CONTEXT
My informant shared this piece of folklore during a JEP Folklore class. I asked a group of first- and second-grade students, including my informant, whether they knew about cooties, and she immediately volunteered her knowledge about the hand gestures. Everyone at the table, boys and girls alike, knew about these gestures, but my informant was especially outspoken. Like most folklore about cooties these gestures are usually performed at school, inside the classroom or outside. My informant told me during a later interview, “I learned everything about cooties from my mom and my friend.”
MATERIAL
There are two hand gestures, one particular to each sex. These gestures are sex specific, e.g. a boy should only perform the male hand signal, and the gesture has two uses: (1) as a charm defending the gesturer against the opposite sex’s cooties and (2) as a “cooties shot” which can cure someone of the gesturer’s sex who has been infected with cooties.
Boys extend their middle and index fingers, pressed together in one rectangle shape, as demonstrated by my female informant:
Girls cross their fingers so that the middle finger wraps around the index finger, as shown here:
ANALYSIS
The gestures themselves are interesting because each implies the sex for whom it is intended: the boys’ signal looks phallic or like the Mars (i.e., male) gender symbol; the girls’ symbol looks like the Venus (i.e., female) gender symbol. First- and second-graders would presumably be unaware of the symbols’ connotations (my informant, for example, could not explain why the girl symbol was for girls), but they do know they are performing their respective sexes.

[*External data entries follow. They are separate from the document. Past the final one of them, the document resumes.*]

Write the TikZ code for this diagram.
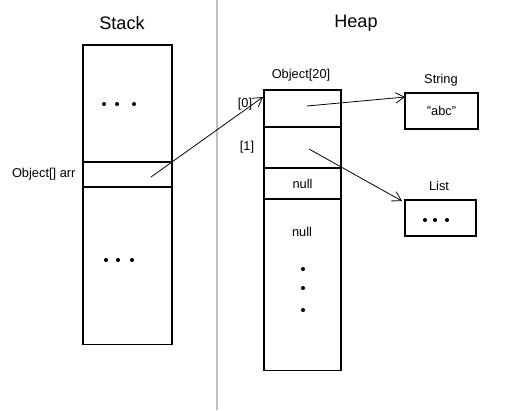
\documentclass[tikz,border=0pt]{standalone}
\usepackage{fontspec}
\setmainfont{Liberation Sans}
\usetikzlibrary{positioning,arrows.meta}

\begin{document}
\begin{tikzpicture}[x=0.02cm, y=-0.02cm, line width=0.6pt,
  font=\fontsize{7.3}{9}\selectfont,
  cell/.style={draw, inner sep=0pt, outer sep=0pt},
  stk/.style={cell, minimum width=1.78cm},
  hp/.style={cell, minimum width=1.54cm},
  box/.style={cell, minimum height=0.72cm},
  title/.style={font=\fontsize{10.3}{12}\selectfont},
  ptr/.style={-{Straight Barb[length=5pt,width=6pt]}, line width=0.45pt}]
\useasboundingbox (0,0) rectangle (518,410);

% divider
\draw [black!25, line width=1pt] (217,0) -- (217,410);

% stack
\node [title] (stack) at (122,23) {Stack};
\node [stk, minimum height=2.34cm, anchor=north west] (s0) at (83,45) {};
\node [stk, minimum height=0.5cm, below=0pt of s0] (sarr) {};
\node [stk, minimum height=3.16cm, below=0pt of sarr] (s1) {};
\node [left=3pt of sarr, inner sep=1pt] (arrlbl) {Object[] arr};
\foreach \x in {104,117,134} \fill (\x,104) circle [radius=1.15pt];
\foreach \x in {106,118,132} \fill (\x,260) circle [radius=1.15pt];

% heap
\node [title] (heap) at (356,23) {Heap};
\node [hp, minimum height=0.74cm, anchor=north west] (h0) at (264,90) {};
\node [hp, minimum height=0.82cm, below=0pt of h0] (h1) {};
\node [hp, minimum height=0.62cm, below=0pt of h1] (h2) {null};
\node [hp, minimum height=3.44cm, below=0pt of h2] (h3) {};
\node (objlbl) at (301,75) {Object[20]};
\node (i0) at (245,104) {[0]};
\node (i1) at (247,147) {[1]};
\node (null3) at (302,232) {null};
\foreach \y in {269,288,310} \fill (303,\y) circle [radius=1.15pt];

% objects
\node [box, minimum width=1.46cm, anchor=north west] (str) at (405,93) {"abc"};
\node (strlbl) at (441,80) {String};
\node [box, minimum width=1.42cm, anchor=north west] (lst) at (405,200) {};
\node (lstlbl) at (439,186) {List};
\foreach \x in {425,435,447} \fill (\x,220) circle [radius=1.15pt];

% references
\coordinate (p0) at (151,177);
\coordinate (p1) at (307,106);
\coordinate (p2) at (309,149);
\draw [ptr] (p0) -- ([shift={(-1,7)}]h0.north west);
\draw [ptr] (p1) -- ([shift={(0,4)}]str.north west);
\draw [ptr] (p2) -- ([shift={(-3,1)}]lst.north west);
\end{tikzpicture}
\end{document}
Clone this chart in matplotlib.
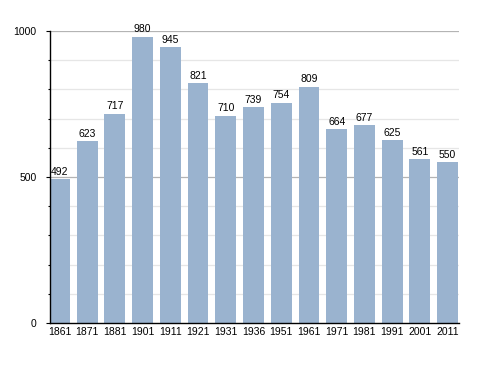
import matplotlib
matplotlib.use('Agg')
import matplotlib.pyplot as plt
from matplotlib.ticker import MultipleLocator

plt.rcParams['font.family'] = ['Liberation Sans', 'DejaVu Sans']

years = ['1861', '1871', '1881', '1901', '1911', '1921', '1931', '1936',
         '1951', '1961', '1971', '1981', '1991', '2001', '2011']
population = [492, 623, 717, 980, 945, 821, 710, 739, 754, 809, 664, 677, 625, 561, 550]

fig = plt.figure(figsize=(4.88, 3.73), dpi=100)
ax = fig.add_axes([0.1025, 0.134, 0.838, 0.783])

# light grid every 100, darker at 500 and 1000
for y in range(100, 1001, 100):
    col = '#b4b4b4' if y % 500 == 0 else '#e6e6e6'
    ax.axhline(y, color=col, lw=0.9, zorder=0)

x = list(range(len(years)))
ax.bar(x, population, width=0.75, color='#9ab3cf', zorder=2)
for xi, v in zip(x, population):
    ax.text(xi, v + 8, str(v), ha='center', va='bottom', fontsize=7.5, color='black')

ax.set_xlim(-0.34, 14.41)
ax.set_ylim(0, 1000)
ax.set_xticks(x)
ax.set_xticklabels(years, fontsize=7.5)
ax.tick_params(axis='x', length=0, pad=3)
ax.yaxis.set_major_locator(MultipleLocator(500))
ax.yaxis.set_minor_locator(MultipleLocator(100))
ax.tick_params(axis='y', which='major', length=3, width=0.8, labelsize=7.5, pad=6.5)
ax.tick_params(axis='y', which='minor', length=1.5, width=0.8)

ax.spines['top'].set_visible(False)
ax.spines['right'].set_visible(False)
ax.spines['left'].set_linewidth(1.0)
ax.spines['bottom'].set_linewidth(1.0)

plt.savefig('out.png', dpi=100)
plt.close()
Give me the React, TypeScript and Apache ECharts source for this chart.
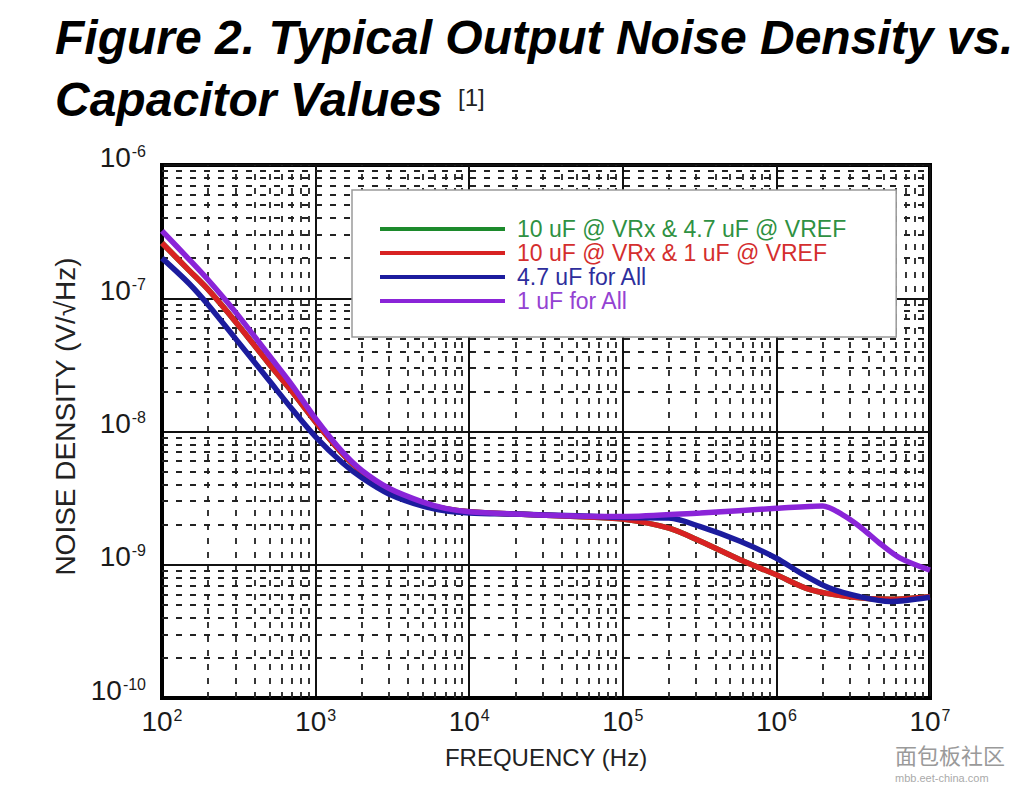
import React, { useEffect, useRef } from "react";
import * as echarts from "echarts";

// ---------- data ----------
const seriesNames = [
  "10 uF @ VRx & 4.7 uF @ VREF",
  "10 uF @ VRx & 1 uF @ VREF",
  "4.7 uF for All",
  "1 uF for All",
];
const lineColors = ["#1c8a2c", "#d82222", "#1c1c9e", "#8a24d8"];
const textColors = ["#2f9142", "#d42e2e", "#2e2e9c", "#9442d2"];

const freqGreen = [100, 150, 200, 300, 500, 700, 1000, 1500, 2000, 3000, 5000, 7000, 1e4, 2e4, 5e4, 1e5, 2e5, 3.2e5, 5.8e5, 1e6, 1.66e6, 3e6, 5.5e6, 1e7];
const valGreen = [2.6e-7, 1.62e-7, 1.16e-7, 6.7e-8, 3.2e-8, 2.0e-8, 1.18e-8, 6.8e-9, 5.0e-9, 3.7e-9, 2.9e-9, 2.63e-9, 2.5e-9, 2.4e-9, 2.3e-9, 2.2e-9, 1.88e-9, 1.5e-9, 1.09e-9, 8.4e-10, 6.5e-10, 5.75e-10, 5.5e-10, 5.75e-10];

const freqRed = [100, 150, 200, 300, 500, 700, 1000, 1500, 2000, 3000, 5000, 7000, 1e4, 2e4, 5e4, 1e5, 2e5, 3.2e5, 5.8e5, 1e6, 1.66e6, 3e6, 5.5e6, 1e7];
const valRed = [2.6e-7, 1.62e-7, 1.16e-7, 6.7e-8, 3.2e-8, 2.0e-8, 1.18e-8, 6.8e-9, 5.0e-9, 3.7e-9, 2.9e-9, 2.63e-9, 2.5e-9, 2.4e-9, 2.3e-9, 2.2e-9, 1.88e-9, 1.5e-9, 1.09e-9, 8.4e-10, 6.5e-10, 5.75e-10, 5.5e-10, 5.75e-10];

const freqBlue = [100, 150, 200, 300, 500, 700, 1000, 1500, 2000, 3000, 5000, 7000, 1e4, 2e4, 5e4, 1e5, 2e5, 3.2e5, 5.8e5, 1e6, 1.43e6, 2.2e6, 3.5e6, 5.5e6, 1e7];
const valBlue = [2.0e-7, 1.29e-7, 8.9e-8, 5.0e-8, 2.4e-8, 1.48e-8, 9.1e-9, 5.8e-9, 4.5e-9, 3.4e-9, 2.75e-9, 2.54e-9, 2.45e-9, 2.4e-9, 2.33e-9, 2.26e-9, 2.24e-9, 1.93e-9, 1.5e-9, 1.12e-9, 8.7e-10, 6.7e-10, 5.75e-10, 5.3e-10, 5.7e-10];

const freqPurple = [100, 150, 200, 300, 500, 700, 1000, 1500, 2000, 3000, 5000, 7000, 1e4, 2e4, 5e4, 1e5, 3.2e5, 1e6, 2e6, 2.7e6, 3.5e6, 4.7e6, 6.4e6, 1e7];
const valPurple = [3.2e-7, 1.96e-7, 1.37e-7, 7.9e-8, 3.7e-8, 2.24e-8, 1.25e-8, 7.0e-9, 5.1e-9, 3.75e-9, 2.95e-9, 2.65e-9, 2.5e-9, 2.4e-9, 2.32e-9, 2.3e-9, 2.45e-9, 2.65e-9, 2.76e-9, 2.37e-9, 1.93e-9, 1.45e-9, 1.12e-9, 9.1e-10];

const xMin = 1e2;
const xMax = 1e7;
const yMin = 1e-10;
const yMax = 1e-6;
const xDecades = [1e2, 1e3, 1e4, 1e5, 1e6];
const yDecades = [1e-10, 1e-9, 1e-8, 1e-7];
const minorMultipliers = [2, 3, 4, 5, 6, 7, 8, 9];

const titleLine1 = "Figure 2. Typical Output Noise Density vs.";
const titleLine2 = "Capacitor Values";
const titleRef = "[1]";
const xName = "FREQUENCY (Hz)";
const yName = "NOISE DENSITY (V/\u221AHz)";
const watermark = "面包板社区";
const watermarkUrl = "mbb.eet-china.com";

const FONT = "Liberation Sans";

function pairs(xs: number[], ys: number[]) {
  return xs.map((x, i) => [x, ys[i]]);
}

const labelRich = {
  b: { fontSize: 28, fontFamily: FONT, color: "#1a1a1a", verticalAlign: "middle" },
  s: { fontSize: 16, fontFamily: FONT, color: "#1a1a1a", verticalAlign: "top", padding: [0, 0, 0, 1] },
};

export default function App() {
  const ref = useRef<HTMLDivElement>(null);
  useEffect(() => {
    document.body.style.margin = "0";
    const chart = echarts.init(ref.current!, null, { renderer: "svg" });
    const dataSets = [
      pairs(freqGreen, valGreen),
      pairs(freqRed, valRed),
      pairs(freqBlue, valBlue),
      pairs(freqPurple, valPurple),
    ];
    const minorX = xDecades.flatMap((d) =>
      minorMultipliers.map((m) => [{ coord: [d * m, yMin] }, { coord: [d * m, yMax] }])
    );
    const minorY = yDecades.flatMap((d) =>
      minorMultipliers.map((m) => [{ coord: [xMin, d * m] }, { coord: [xMax, d * m] }])
    );
    const option: any = {
      animation: false,
      backgroundColor: "#ffffff",
      textStyle: { fontFamily: FONT },
      graphic: [
        {
          type: "text",
          left: 55,
          top: 13,
          style: { text: titleLine1, font: `italic bold 48px "${FONT}"`, fill: "#000" },
        },
        {
          type: "text",
          left: 55,
          top: 75,
          style: { text: titleLine2, font: `italic bold 48px "${FONT}"`, fill: "#000" },
        },
        {
          type: "text",
          left: 458,
          top: 85,
          style: { text: titleRef, font: `24px "${FONT}"`, fill: "#222" },
        },
        {
          type: "text",
          left: 895,
          top: 743,
          style: { text: watermark, font: `22px "Noto Sans CJK SC"`, fill: "#9a9a9a" },
        },
        {
          type: "text",
          left: 895,
          top: 772,
          style: { text: watermarkUrl, font: `11px "${FONT}"`, fill: "#aaaaaa" },
        },
      ],
      grid: {
        left: 162,
        right: 98,
        top: 165,
        bottom: 92,
        show: true,
        borderColor: "#000",
        borderWidth: 4,
        backgroundColor: "#fff",
      },
      legend: {
        orient: "vertical",
        left: 352,
        top: 190,
        z: 20,
        padding: [27, 50, 24, 28],
        backgroundColor: "#ffffff",
        borderColor: "#9a9a9a",
        borderWidth: 1.5,
        icon: "rect",
        itemWidth: 125,
        itemHeight: 4,
        itemGap: 0,
        selectedMode: false,
        textStyle: { fontSize: 23, fontFamily: FONT, lineHeight: 24, padding: [0, 0, 0, 7] },
        data: seriesNames.map((n, i) => ({ name: n, textStyle: { color: textColors[i] } })),
      },
      xAxis: {
        type: "log",
        logBase: 10,
        min: xMin,
        max: xMax,
        name: xName,
        nameLocation: "middle",
        nameGap: 47,
        nameTextStyle: { fontSize: 24, fontFamily: FONT, color: "#222" },
        axisLine: { show: true, lineStyle: { color: "#000", width: 4 } },
        axisTick: { show: false },
        splitLine: { show: true, lineStyle: { color: "#111", width: 2 } },
        axisLabel: {
          margin: 9,
          formatter: (v: number) => `{b|10}{s|${Math.round(Math.log10(v))}}`,
          rich: labelRich,
        },
      },
      yAxis: {
        type: "log",
        logBase: 10,
        min: yMin,
        max: yMax,
        name: yName,
        nameLocation: "middle",
        nameGap: 70,
        nameTextStyle: { fontSize: 28, fontFamily: FONT, color: "#222", padding: [0, 0, 0, 30] },
        axisLine: { show: true, lineStyle: { color: "#000", width: 4 } },
        axisTick: { show: false },
        splitLine: { show: true, lineStyle: { color: "#111", width: 2 } },
        axisLabel: {
          margin: 16,
          padding: [0, 0, 16, 0],
          formatter: (v: number) => `{b|10}{s|${Math.round(Math.log10(v))}}`,
          rich: labelRich,
        },
      },
      series: [
        {
          name: "minor-grid",
          type: "line",
          data: [],
          z: 1,
          silent: true,
          markLine: {
            silent: true,
            z: 1,
            symbol: ["none", "none"],
            label: { show: false },
            lineStyle: { type: [6, 8], color: "#222", width: 1.8 },
            emphasis: { disabled: true },
            data: [...minorX, ...minorY],
          },
        },
        ...seriesNames.map((n, i) => ({
          name: n,
          type: "line",
          data: dataSets[i],
          z: 3 + i,
          showSymbol: false,
          symbol: "none",
          smooth: 0.3,
          lineStyle: { color: lineColors[i], width: 5.5 },
          itemStyle: { color: lineColors[i] },
          emphasis: { disabled: true },
        })),
      ],
    };
    chart.setOption(option);
    return () => chart.dispose();
  }, []);
  return (
    <div
      ref={ref}
      style={{ position: "absolute", left: 0, top: 0, width: 1028, height: 790, background: "#fff" }}
    />
  );
}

The cooties game is predicated upon distinction between sexes, e.g. teaching a female participant that she is not a boy because boys will give her cooties, and so it is important that in this oicotype each sex actually performs itself (rather than merely being unlike the other sex) with sex-specific signals. This demonstrates how dramatically gender constructs pervade children’s lives, how early in life people begin to perform gender.